Description
Joint one-point analyses of weak lensing and galaxy clustering under the reign of systematics
Next-generation galaxy surveys will provide vast datasets to improve our understanding of the Universe once we extract the maximum information content. However, the late-time matter distribution is non-Gaussian, limiting the information captured by two-point statistics. To fully exploit the cosmological signal, it is essential to incorporate beyond two-point statistics, such as one-point probability distribution functions (PDFs). One-point statistics capture key non-Gaussian information from galaxy clustering, and their combination with weak lensing offers a powerful way to jointly constrain galaxy bias and cosmology. In particular, the weak lensing convergence PDF is sensitive to the physics of the dark Universe, including dark matter and dark energy.
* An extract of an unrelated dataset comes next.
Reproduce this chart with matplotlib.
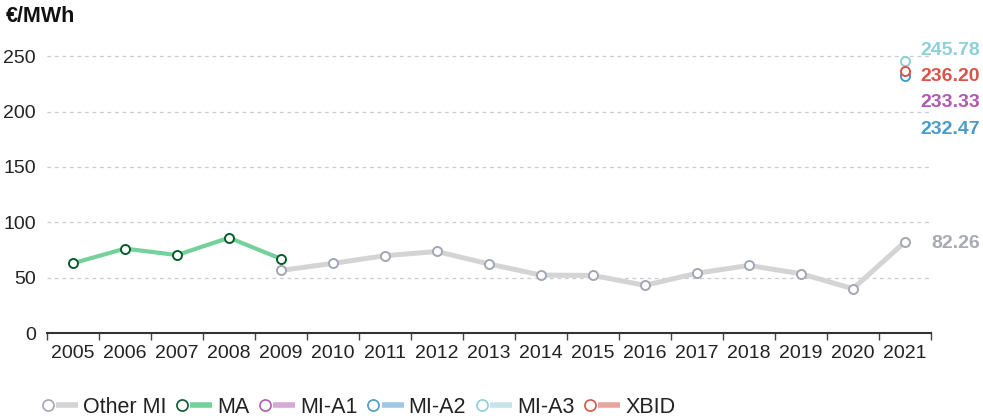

Crucially, neglecting systematic effects such as shape noise, intrinsic alignments, photometric redshift errors, and mass-mapping can lead to biased cosmological parameter estimates. In the talk, I will present our analysis using the theoretical modelling of joint weak lensing–galaxy clustering PDF, focusing on the inclusion of systematic effects in a tomographic framework. Our approach is validated using lensing and clustering catalogues from N-body simulations that replicate the characteristics of Stage-IV galaxy surveys, paving the way toward robust cosmological inference with next-generation data.